The boom in "hydrofracking," an advanced process for recovering natural gas from shale deposits far under the earth, has added a new wrinkle to homebuilding and real estate sales in areas where there might be gas under the ground. Homeowners and home buyers in some states have been surprised to learn that when they buy a house, rights to the valuable minerals under the ground aren't part of the title — and in fact, oil and gas companies might be entitled to drill under the property without the homeowner's consent.

In Florida, D.R. Horton has changed its policy with respect to mineral rights, and will no longer reserve those rights in purchase and sale agreements with new home buyers, according to a report in the Tampa Bay Times (for the full story, see: "Home builder D.R. Horton will no longer pocket mineral rights," by Drew Harwell).

Reports the Times: "In a letter Friday to the Florida Attorney General's Office, the nation's largest home builder said it would suspend its hoarding of underground drilling rights until state lawmakers consider the issue next year. The builder will also offer to return the rights for free to homeowners who bought from the firm directly, still own the property and respond to a letter the firm said it will send out by next month."
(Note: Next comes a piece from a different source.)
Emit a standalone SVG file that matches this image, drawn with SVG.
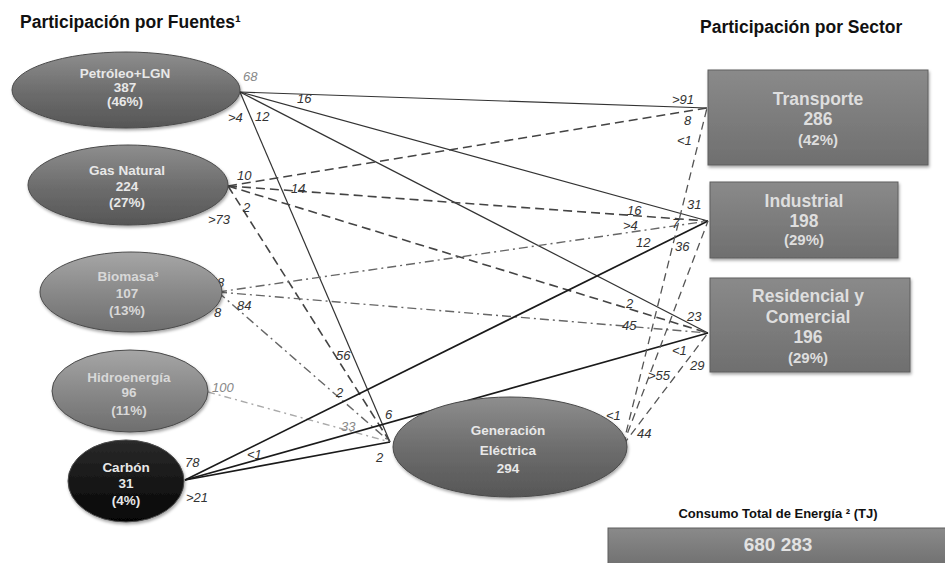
<svg xmlns="http://www.w3.org/2000/svg" width="945" height="563" viewBox="0 0 945 563">
<defs>
<linearGradient id="gEl" x1="0" y1="0" x2="0" y2="1"><stop offset="0" stop-color="#8e8e8e"/><stop offset="0.5" stop-color="#6e6e6e"/><stop offset="1" stop-color="#565656"/></linearGradient>
<linearGradient id="gLt" x1="0" y1="0" x2="0" y2="1"><stop offset="0" stop-color="#a6a6a6"/><stop offset="0.5" stop-color="#898989"/><stop offset="1" stop-color="#6e6e6e"/></linearGradient>
<linearGradient id="gBk" x1="0" y1="0" x2="0" y2="1"><stop offset="0" stop-color="#2a2a2a"/><stop offset="1" stop-color="#050505"/></linearGradient>
<linearGradient id="gRc" x1="0" y1="0" x2="0" y2="1"><stop offset="0" stop-color="#8a8a8a"/><stop offset="1" stop-color="#6f6f6f"/></linearGradient>
<filter id="sh" x="-10%" y="-10%" width="125%" height="130%"><feDropShadow dx="1" dy="2" stdDeviation="1.5" flood-color="#000" flood-opacity="0.35"/></filter>
</defs>
<style>
.title{font-family:"Liberation Sans",Arial,sans-serif;font-weight:bold;font-size:17.5px;fill:#111}
.nt{font-family:"Liberation Sans",Arial,sans-serif;font-weight:bold;font-size:13.5px;fill:#e8e8e8;text-anchor:middle}
.ntl{fill:#d8d8d8}
.rt{font-family:"Liberation Sans",Arial,sans-serif;font-weight:bold;font-size:17.5px;fill:#dedede;text-anchor:middle}
.rs{font-size:15px}
.lb{font-family:"Liberation Sans",Arial,sans-serif;font-style:italic;font-size:13px;fill:#333}
.lg{fill:#888}
.sol{fill:none;stroke:#333;stroke-width:1.2}
.solk{fill:none;stroke:#1a1a1a;stroke-width:1.7}
.dsh{fill:none;stroke:#444;stroke-width:1.6;stroke-dasharray:9 5}
.dd{fill:none;stroke:#666;stroke-width:1.4;stroke-dasharray:9 4 2 4}
.ddl{fill:none;stroke:#aaa;stroke-width:1.4;stroke-dasharray:7 4 2 4}
.dso{fill:none;stroke:#555;stroke-width:1.3;stroke-dasharray:8 5}
.el{stroke:#4a4a4a;stroke-width:1;filter:url(#sh)}
.rc{fill:url(#gRc);stroke:#5e5e5e;stroke-width:1;filter:url(#sh)}
</style>
<rect width="945" height="563" fill="#fff"/>
<text class="title" x="20" y="28">Participación por Fuentes¹</text>
<text class="title" x="700" y="33">Participación por Sector</text>

<g id="connectors">
<line class="sol" x1="240" y1="92" x2="707" y2="108"/>
<line class="sol" x1="240" y1="92" x2="708" y2="221"/>
<line class="sol" x1="240" y1="92" x2="708" y2="333"/>
<line class="sol" x1="240" y1="92" x2="390" y2="442"/>
<line class="dsh" x1="228" y1="186" x2="707" y2="108"/>
<line class="dsh" x1="228" y1="186" x2="708" y2="221"/>
<line class="dsh" x1="228" y1="186" x2="708" y2="333"/>
<line class="dsh" x1="228" y1="186" x2="390" y2="442"/>
<line class="dd" x1="218" y1="292" x2="708" y2="221"/>
<line class="dd" x1="218" y1="292" x2="708" y2="333"/>
<line class="dd" x1="218" y1="292" x2="390" y2="442"/>
<line class="ddl" x1="208" y1="392" x2="390" y2="442"/>
<line class="solk" x1="185" y1="480" x2="708" y2="221"/>
<line class="solk" x1="185" y1="480" x2="708" y2="333"/>
<line class="solk" x1="185" y1="480" x2="390" y2="442"/>
<line class="dso" x1="623" y1="445" x2="707" y2="108"/>
<line class="dso" x1="623" y1="445" x2="708" y2="221"/>
<line class="dso" x1="623" y1="445" x2="708" y2="333"/>

<text class="lb lg" x="243" y="81">68</text>
<text class="lb" x="297" y="103">16</text>
<text class="lb" x="228" y="122">&gt;4</text>
<text class="lb" x="255" y="121">12</text>
<text class="lb" x="237" y="180">10</text>
<text class="lb" x="291" y="193">14</text>
<text class="lb" x="243" y="212">2</text>
<text class="lb" x="208" y="224">&gt;73</text>
<text class="lb" x="217" y="287">8</text>
<text class="lb" x="237" y="310">84</text>
<text class="lb" x="214" y="317">8</text>
<text class="lb lg" x="212" y="392">100</text>
<text class="lb" x="336" y="360">56</text>
<text class="lb" x="336" y="397">2</text>
<text class="lb lg" x="341" y="431">33</text>
<text class="lb" x="385" y="419">6</text>
<text class="lb" x="376" y="462">2</text>
<text class="lb" x="247" y="459">&lt;1</text>
<text class="lb" x="185" y="467">78</text>
<text class="lb" x="186" y="502">&gt;21</text>
<text class="lb" x="672" y="104">&gt;91</text>
<text class="lb" x="684" y="125">8</text>
<text class="lb" x="677" y="145">&lt;1</text>
<text class="lb" x="687" y="209">31</text>
<text class="lb" x="627" y="215">16</text>
<text class="lb" x="623" y="230">&gt;4</text>
<text class="lb" x="672" y="228">7</text>
<text class="lb" x="636" y="247">12</text>
<text class="lb" x="675" y="251">36</text>
<text class="lb" x="626" y="308">2</text>
<text class="lb" x="622" y="330">45</text>
<text class="lb" x="687" y="321">23</text>
<text class="lb" x="672" y="355">&lt;1</text>
<text class="lb" x="690" y="370">29</text>
<text class="lb" x="648" y="380">&gt;55</text>
<text class="lb" x="606" y="420">&lt;1</text>
<text class="lb" x="637" y="438">44</text>
</g>

<g id="petroleo">
<ellipse class="el" cx="126" cy="90" rx="114" ry="38" fill="url(#gEl)"/>
<text class="nt" x="125" y="78">Petróleo+LGN</text>
<text class="nt" x="125" y="92">387</text>
<text class="nt" x="125" y="106">(46%)</text>
</g>
<g id="gasnatural">
<ellipse class="el" cx="128" cy="185" rx="100" ry="40" fill="url(#gEl)"/>
<text class="nt" x="127" y="175">Gas Natural</text>
<text class="nt" x="127" y="191">224</text>
<text class="nt" x="127" y="207">(27%)</text>
</g>
<g id="biomasa">
<ellipse class="el" cx="131" cy="292" rx="91" ry="40" fill="url(#gLt)"/>
<text class="nt ntl" x="128" y="281">Biomasa³</text>
<text class="nt ntl" x="127" y="298">107</text>
<text class="nt ntl" x="127" y="315">(13%)</text>
</g>
<g id="hidroenergia">
<ellipse class="el" cx="130" cy="391" rx="78" ry="41" fill="url(#gLt)"/>
<text class="nt ntl" x="129" y="382">Hidroenergía</text>
<text class="nt ntl" x="129" y="397">96</text>
<text class="nt ntl" x="129" y="415">(11%)</text>
</g>
<g id="carbon">
<ellipse class="el" cx="126" cy="481" rx="58" ry="41" fill="url(#gBk)" stroke="#000"/>
<text class="nt" x="126" y="472">Carbón</text>
<text class="nt" x="126" y="488">31</text>
<text class="nt" x="126" y="505">(4%)</text>
</g>
<g id="generacion">
<ellipse class="el" cx="510" cy="447" rx="117" ry="50" fill="url(#gEl)"/>
<text class="nt" x="508" y="435">Generación</text>
<text class="nt" x="508" y="455">Eléctrica</text>
<text class="nt" x="508" y="473">294</text>
</g>
<g id="transporte">
<rect class="rc" x="708" y="70" width="220" height="95"/>
<text class="rt" x="818" y="105">Transporte</text>
<text class="rt" x="818" y="125">286</text>
<text class="rt rs" x="818" y="145">(42%)</text>
</g>
<g id="industrial">
<rect class="rc" x="710" y="182" width="188" height="76"/>
<text class="rt" x="804" y="207">Industrial</text>
<text class="rt" x="804" y="227">198</text>
<text class="rt rs" x="804" y="245">(29%)</text>
</g>
<g id="residencial">
<rect class="rc" x="710" y="278" width="200" height="94"/>
<text class="rt" x="808" y="302">Residencial y</text>
<text class="rt" x="808" y="323">Comercial</text>
<text class="rt" x="808" y="343">196</text>
<text class="rt rs" x="808" y="363">(29%)</text>
</g>
<g id="total">
<text x="778" y="518" text-anchor="middle" font-family="Liberation Sans, Arial, sans-serif" font-weight="bold" font-size="13" fill="#111">Consumo Total de Energía ² (TJ)</text>
<rect x="608" y="528" width="340" height="40" fill="url(#gRc)" stroke="#5e5e5e"/>
<text x="778" y="551" text-anchor="middle" font-family="Liberation Sans, Arial, sans-serif" font-weight="bold" font-size="19" fill="#e2e2e2">680 283</text>
</g>
</svg>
According to the Times, the change could affect thousands of property owners: "A Times analysis of property records found the builder had given to its own energy subsidiary the rights to drill, mine or explore deep beneath more than 2,500 Tampa Bay homesites, many of which were in the suburbs of southern and eastern Hillsborough County."

A spokesman for D.R. Horton told the Times that the contract provisions withholding mineral rights were disclosed to buyers. But one buyer told the paper that he only learned of the provision at closing, and had no opportunity to negotiate about the issue. Horton has no plans to change its similar policies in other states, the spokesman told the paper, and may return to its old policy in Florida depending on what the state legislature decides.